Wie erklären Sie den Urknall jemandem, der absolut keine Ahnung von Naturwissenschaften hat?

Ich würde ihm sagen, dass unser Universum sich immerzu ausbreitet. Alles driftet voneinander weg, das wissen wir. Deshalb ist es logisch, dass zu Beginn alles extrem nah beieinandergelegen haben muss. Es kann ganz am Anfang keine Galaxien und keine Sterne gegeben haben. Kurz vor dem Urknall war alle Materie in ein heisses, dichtes Gas gepresst. Aus diesem Gas bestand das Universum in seiner ersten Sekunde.

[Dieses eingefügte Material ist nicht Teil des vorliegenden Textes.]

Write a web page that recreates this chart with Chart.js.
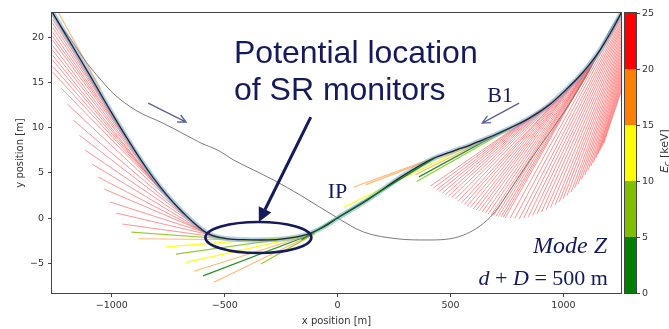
<!DOCTYPE html>
<html lang="en">
<head>
<meta charset="UTF-8">
<title>SR fans - Mode Z</title>
<script src="https://cdn.jsdelivr.net/npm/chart.js"></script>
<style>
  html, body { margin: 0; padding: 0; background: #fff; }
</style>
</head>
<body>
<canvas id="myChart" width="669" height="329"></canvas>
<script>
// ticks
const xTicks = [-1000, -500, 0, 500, 1000];
const yTicks = [-5, 0, 5, 10, 15, 20];
const cbarTicks = [0, 5, 10, 15, 20, 25];

// E_c colour bands [keV]
const bandEdges = [0, 5, 10, 15, 20, 25];
const bandColors = ['#007f00', '#80bf00', '#ffff00', '#ff7f00', '#ff0000'];

// B1 orbit
const b1X = [-1280, -1259, -1179, -1100, -994, -923, -870, -817, -760, -707, -671, -636, -605, -574, -530, -486, -420, -340, -270, -208, -160, -119, -60, 0, 132, 278, 424, 500, 543, 580, 618, 700, 808, 875, 941, 1007, 1073, 1118, 1162, 1206, 1254, 1275];
const b1Y = [23.5, 22.6, 19.24, 15.92, 11.36, 8.45, 6.38, 4.47, 2.65, 1.17, 0.27, -0.54, -1.19, -1.72, -2.12, -2.3, -2.4, -2.43, -2.38, -2.2, -1.98, -1.66, -0.95, 0, 2.0, 4.5, 6.6, 7.3, 7.7, 8.0, 8.4, 9.25, 10.5, 11.45, 12.6, 14.1, 15.75, 17.1, 18.6, 20.4, 22.6, 23.6];

// B2 orbit (grey)
const b2X = [-1275, -1259, -1179, -1113, -1047, -994, -892, -773, -658, -605, -530, -459, -371, -283, -163, 0, 115, 265, 397, 556, 676, 764, 852, 1007, 1117, 1206, 1254, 1270];
const b2Y = [23.5, 22.56, 19.7, 17.25, 15.26, 13.8, 11.9, 10.5, 9.0, 8.3, 7.5, 6.4, 5.3, 4.2, 2.5, 0, -1.55, -2.3, -2.43, -1.9, 0.1, 3.1, 6.4, 11.9, 16.4, 20.8, 22.7, 23.4];

// hard photons (20-25 keV): start on orbit -> end of fan line
const redX0 = [-1047, -1020, -994, -965, -936, -912, -888, -863, -839, -817, -795, -775, -755, -716, -680, -649, -623, -601, -583, -565, -543, -521, -499, -477,
  852, 883, 914, 945, 976, 1007, 1034, 1060, 1087, 1113, 1140, 1166, 1193, 1219,
  868, 899, 930, 961, 992, 1020, 1047, 1074, 1100, 1127, 1153, 1180, 1206,
  1256, 1256, 1256, 1256, 1256, 1256, 1256, 1256, 1256, 1256, 1256, 1256, 1256, 1256,
  1256, 1256, 1256, 1256, 1256, 1256, 1256, 1256, 1256, 1256, 1256, 1256, 1256];
const redY0 = [13.6, 12.4, 11.3, 10.1, 8.9, 8.0, 7.0, 6.0, 5.1, 4.2, 3.5, 2.95, 2.4, 1.4, 0.5, -0.3, -0.85, -1.28, -1.65, -1.9, -2.03, -2.14, -2.25, -2.32,
  11.17, 11.72, 12.28, 12.83, 13.49, 14.1, 14.82, 15.48, 16.26, 16.92, 17.81, 18.8, 19.8, 21.01,
  11.45, 12.0, 12.55, 13.16, 13.83, 14.49, 15.15, 15.87, 16.59, 17.37, 18.3, 19.3, 20.4,
  22.34, 21.79, 21.24, 20.68, 20.02, 19.36, 18.69, 18.03, 17.36, 16.7, 16.04, 15.37, 14.71, 14.05,
  22.07, 21.52, 20.96, 20.35, 19.69, 19.03, 18.36, 17.7, 17.03, 16.37, 15.71, 15.04, 14.38];
const redX1 = [-1262, -1262, -1262, -1262, -1262, -1262, -1262, -1262, -1262, -1262, -1262, -1262, -1262, -1224, -1197, -1171, -1144, -1118, -1087, -1060, -1034, -1007, -981, -954,
  411, 437, 464, 490, 521, 548, 574, 601, 627, 654, 680, 702, 724, 742,
  424, 450, 477, 505, 534, 561, 588, 614, 640, 667, 691, 713, 733,
  764, 804, 844, 883, 923, 963, 998, 1034, 1065, 1095, 1122, 1144, 1162, 1179,
  784, 824, 864, 903, 943, 981, 1016, 1050, 1080, 1109, 1133, 1153, 1171];
const redY1 = [22.45, 22.0, 21.57, 21.1, 20.57, 20.1, 19.69, 19.1, 18.58, 18.0, 17.47, 16.8, 16.15, 14.38, 12.61, 10.84, 9.18, 7.52, 5.97, 4.53, 3.21, 1.77, 0.55, -0.66,
  3.54, 3.1, 2.77, 2.43, 2.1, 1.66, 1.33, 1.0, 0.77, 0.55, 0.33, 0.22, 0.11, 0.0,
  3.32, 2.94, 2.6, 2.27, 1.88, 1.5, 1.17, 0.89, 0.66, 0.44, 0.28, 0.17, 0.05,
  0.0, -0.11, 0.11, 0.44, 0.88, 1.44, 2.1, 2.88, 3.76, 4.76, 5.75, 6.64, 7.52, 8.3,
  -0.06, 0.0, 0.28, 0.66, 1.16, 1.77, 2.49, 3.32, 4.26, 5.26, 6.2, 7.08, 7.91];

// softer photons, band = index in bandColors
const softX0 = [660, 680, 700, 590, 770, 730, -486, -420, -150, -150, -140, -130, -120, -110, -100, -1240];
const softY0 = [8.8, 9.0, 9.25, 8.1, 10.0, 9.6, -2.32, -2.4, -2.0, -2.0, -1.95, -1.9, -1.85, -1.8, -1.7, 22.9];
const softX1 = [70, 125, 345, 27, 350, 360, -914, -883, -760, -716, -671, -636, -596, -548, -340, -1050];
const softY1 = [3.4, 3.7, 4.8, 1.2, 4.05, 4.55, -1.55, -2.3, -3.2, -4.0, -4.9, -5.9, -6.4, -7.1, -5.1, 14.3];
const softBand = [3, 3, 3, 2, 1, 0, 1, 3, 2, 1, 2, 3, 0, 3, 1, 3];

// straight section through the IP (green overlay on the orbit)
const ipX = [430, -160];
const ipY = [6.65, -2.4];

const navy = '#141a5a';
const alphaFor = [0.85, 0.8, 0.9, 0.55, 0.42];
const widthFor = [1.3, 1.2, 1.2, 1.1, 1];

function rgba(hex, a) {
    const n = parseInt(hex.slice(1), 16);
    return `rgba(${n >> 16}, ${(n >> 8) & 255}, ${n & 255}, ${a})`;
}

function segment(x0, y0, x1, y1, band, order) {
    return {
        data: [{ x: x0, y: y0 }, { x: x1, y: y1 }],
        showLine: true,
        borderColor: rgba(bandColors[band], alphaFor[band]),
        borderWidth: widthFor[band],
        pointRadius: 0,
        order: order
    };
}

const datasets = [];

// orbits
datasets.push({
    data: ipX.map((x, i) => ({ x, y: ipY[i] })),
    showLine: true, borderColor: rgba(bandColors[0], 0.9), borderWidth: 1.3, pointRadius: 0, order: 0
});
datasets.push({
    data: b1X.map((x, i) => ({ x, y: b1Y[i] })),
    showLine: true, borderColor: '#232323', borderWidth: 1.3, pointRadius: 0,
    cubicInterpolationMode: 'monotone', order: 1
});
datasets.push({
    data: b1X.map((x, i) => ({ x, y: b1Y[i] })),
    showLine: true, borderColor: 'rgba(110, 165, 215, 0.55)', borderWidth: 5, pointRadius: 0,
    cubicInterpolationMode: 'monotone', order: 2
});
datasets.push({
    data: b2X.map((x, i) => ({ x, y: b2Y[i] })),
    showLine: true, borderColor: '#7a7a7a', borderWidth: 1, pointRadius: 0,
    cubicInterpolationMode: 'monotone', order: 3
});

softX0.forEach((x, i) => datasets.push(segment(x, softY0[i], softX1[i], softY1[i], softBand[i], 5)));
redX0.forEach((x, i) => datasets.push(segment(x, redY0[i], redX1[i], redY1[i], 4, 6)));

function fmt(v) {
    return v < 0 ? '\u2212' + Math.abs(v) : String(v);
}

function openArrow(ctx, x0, y0, x1, y1, head) {
    const a = Math.atan2(y1 - y0, x1 - x0);
    ctx.beginPath();
    ctx.moveTo(x0, y0);
    ctx.lineTo(x1, y1);
    ctx.moveTo(x1 - head * Math.cos(a - 0.45), y1 - head * Math.sin(a - 0.45));
    ctx.lineTo(x1, y1);
    ctx.lineTo(x1 - head * Math.cos(a + 0.45), y1 - head * Math.sin(a + 0.45));
    ctx.stroke();
}

function drawPieces(ctx, pieces, rightX, baseY) {
    let total = 0;
    pieces.forEach(p => { ctx.font = p.font; p.w = ctx.measureText(p.text).width; total += p.w; });
    let x = rightX - total;
    pieces.forEach(p => {
        ctx.font = p.font;
        ctx.fillText(p.text, x, baseY + (p.dy || 0));
        x += p.w;
    });
}

const overlay = {
    id: 'overlay',
    afterDraw(chart) {
        const ctx = chart.ctx;
        const area = chart.chartArea;
        const sx = chart.scales.x, sy = chart.scales.y;
        const X = v => sx.getPixelForValue(v);
        const Y = v => sy.getPixelForValue(v);

        ctx.save();
        // frame
        ctx.strokeStyle = '#444';
        ctx.lineWidth = 1;
        ctx.strokeRect(Math.round(area.left) - 0.5, Math.round(area.top) - 0.5,
            Math.round(area.right - area.left) + 1, Math.round(area.bottom - area.top) + 1);

        // colour bar
        const cbL = Math.round(area.right) + 4, cbW = 11;
        const cy = v => area.bottom - (v / 25) * (area.bottom - area.top);
        bandColors.forEach((c, i) => {
            ctx.fillStyle = c;
            ctx.fillRect(cbL, cy(bandEdges[i + 1]), cbW, cy(bandEdges[i]) - cy(bandEdges[i + 1]));
        });
        ctx.strokeStyle = '#444';
        ctx.strokeRect(cbL - 0.5, Math.round(area.top) - 0.5, cbW + 1, Math.round(area.bottom - area.top) + 1);
        ctx.fillStyle = '#333';
        ctx.font = '9.5px "DejaVu Sans"';
        ctx.textAlign = 'left';
        ctx.textBaseline = 'middle';
        cbarTicks.forEach(v => {
            const y = Math.round(cy(v)) + 0.5;
            ctx.beginPath();
            ctx.moveTo(cbL + cbW, y);
            ctx.lineTo(cbL + cbW + 4, y);
            ctx.stroke();
            ctx.fillText(String(v), cbL + cbW + 6, y);
        });
        // E_c [keV]
        ctx.save();
        ctx.translate(664, (area.top + area.bottom) / 2 - 2);
        ctx.rotate(-Math.PI / 2);
        ctx.textBaseline = 'alphabetic';
        const lab = [
            { text: 'E', font: 'italic 11px "DejaVu Sans"' },
            { text: 'c', font: 'italic 8px "DejaVu Sans"', dy: 2 },
            { text: ' [keV]', font: '11px "DejaVu Sans"' }
        ];
        let tw = 0;
        lab.forEach(p => { ctx.font = p.font; tw += ctx.measureText(p.text).width; });
        drawPieces(ctx, lab, tw / 2, 4);
        ctx.restore();

        // notes
        ctx.fillStyle = navy;
        ctx.strokeStyle = navy;
        ctx.textAlign = 'left';
        ctx.textBaseline = 'alphabetic';
        ctx.font = '32px "Liberation Sans"';
        ctx.fillText('Potential location', X(-459), Y(17.14));
        ctx.fillText('of SR monitors', X(-459), Y(13.05));

        // big arrow to the ellipse
        const ax0 = X(-119), ay0 = Y(11.17), ax1 = X(-349), ay1 = Y(-0.44);
        const ang = Math.atan2(ay1 - ay0, ax1 - ax0);
        const hl = 14, hw = 7;
        ctx.lineWidth = 3;
        ctx.beginPath();
        ctx.moveTo(ax0, ay0);
        ctx.lineTo(ax1 - hl * Math.cos(ang), ay1 - hl * Math.sin(ang));
        ctx.stroke();
        ctx.beginPath();
        ctx.moveTo(ax1, ay1);
        ctx.lineTo(ax1 - hl * Math.cos(ang) + hw * Math.sin(ang), ay1 - hl * Math.sin(ang) - hw * Math.cos(ang));
        ctx.lineTo(ax1 - hl * Math.cos(ang) - hw * Math.sin(ang), ay1 - hl * Math.sin(ang) + hw * Math.cos(ang));
        ctx.closePath();
        ctx.fill();

        // ellipse
        ctx.lineWidth = 2.6;
        ctx.beginPath();
        ctx.ellipse(X(-351), Y(-2.16), 53, 15.5, 0, 0, Math.PI * 2);
        ctx.stroke();

        // beam direction arrows
        ctx.strokeStyle = '#5c6096';
        ctx.lineWidth = 1.3;
        openArrow(ctx, X(-839), Y(12.72), X(-671), Y(10.62), 9);
        openArrow(ctx, X(804), Y(12.72), X(640), Y(10.51), 9);

        ctx.font = '22px "Liberation Serif"';
        ctx.fillText('B1', X(663), Y(12.83));
        ctx.fillText('IP', X(-44), Y(2.21));

        ctx.font = 'italic 24px "Liberation Serif"';
        ctx.textAlign = 'right';
        ctx.fillText('Mode Z', X(1193), Y(-3.87));
        ctx.textAlign = 'left';
        drawPieces(ctx, [
            { text: 'd', font: 'italic 22px "Liberation Serif"' },
            { text: ' + ', font: '22px "Liberation Serif"' },
            { text: 'D', font: 'italic 22px "Liberation Serif"' },
            { text: ' = 500 m', font: '22px "Liberation Serif"' }
        ], X(1197), Y(-7.41));
        ctx.restore();
    }
};

const ctx = document.getElementById('myChart').getContext('2d');

new Chart(ctx, {
    type: 'scatter',
    data: { datasets: datasets },
    options: {
        responsive: false,
        animation: false,
        layout: { padding: { left: 0, right: 48, top: 13, bottom: 0 } },
        plugins: { legend: { display: false }, tooltip: { enabled: false } },
        scales: {
            x: {
                type: 'linear',
                min: -1265,
                max: 1255,
                afterBuildTicks: axis => { axis.ticks = xTicks.map(v => ({ value: v })); },
                afterFit: axis => { axis.height = 36; },
                ticks: {
                    autoSkip: false, maxRotation: 0, padding: 3, color: '#333',
                    font: { family: 'DejaVu Sans', size: 9.5 },
                    callback: v => fmt(v)
                },
                grid: { drawOnChartArea: false, tickLength: 4, tickColor: '#444' },
                border: { display: false },
                title: {
                    display: true, text: 'x position [m]', color: '#333',
                    font: { family: 'DejaVu Sans', size: 10 },
                    padding: { top: 0, bottom: 2 }
                }
            },
            y: {
                type: 'linear',
                min: -8.3,
                max: 22.7,
                afterBuildTicks: axis => { axis.ticks = yTicks.map(v => ({ value: v })); },
                afterFit: axis => { axis.width = 52; },
                ticks: {
                    autoSkip: false, padding: 4, color: '#333',
                    font: { family: 'DejaVu Sans', size: 9.5 },
                    callback: v => fmt(v)
                },
                grid: { drawOnChartArea: false, tickLength: 4, tickColor: '#444' },
                border: { display: false },
                title: {
                    display: true, text: 'y position [m]', color: '#333',
                    font: { family: 'DejaVu Sans', size: 10 },
                    padding: { top: 14, bottom: 0 }
                }
            }
        }
    },
    plugins: [overlay]
});
</script>
</body>
</html>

Dann ist alles auseinandergeflogen?

Die Materie kühlte ab und breitete sich aus. Der Urknall glimmt allerdings bis heute nach – wir können mittlerweile Mikrowellen messen, die ein Überbleibsel des heissen, dichten Anfangs sind.

Wie kam es zum Urknall?

Das wissen wir nicht. Je weiter wir zurückgehen mit unseren Berechnungen, desto heisser und dichter wird das Gas; die Bedingungen werden da drin so extrem, dass wir die Physik, die ihnen zugrunde liegt, nicht kennen. Ab einer Nanosekunde nach dem Urknall können Sie meinen Erkenntnissen aber absolut vertrauen. Über alles, was davor war, spekulieren wir. Die Elementarteilchen müssen mit einer unglaublichen Energie aufgeladen gewesen sein.

Es klingelt.

Entschuldigung, ich muss mal die Tür aufmachen.

Ein paar Sekunden später.  

Das war Amazon. Wo waren wir?

In der ersten Nanosekunde nach dem Urknall.

Um die kurze Zeit davor zu verstehen, brauchen wir eine Theo­rie, die die grosse, sichtbare Welt und die kleine Welt von Einstein verbindet. Und die haben wir nicht. Brauchen wir als Astronomen eigentlich auch nicht.

Warum nicht? 

Wenn man sich als Astronom mit dem Orbit eines Planeten beschäftigt, braucht man dafür keine Relativitätstheorie oder Quantentheorie. Aber kurz nach dem Urknall war alles so eng, dass eine einzige Fluktuation im Vakuum das ganze Universum durchschütteln konnte. Da kommen wir eben zur Quanten­theorie, und die ist sehr kontraintuitiv. Aber immerhin können wir von heute aus 13,8 Milliarden Jahre zurückrechnen. Das ist doch was.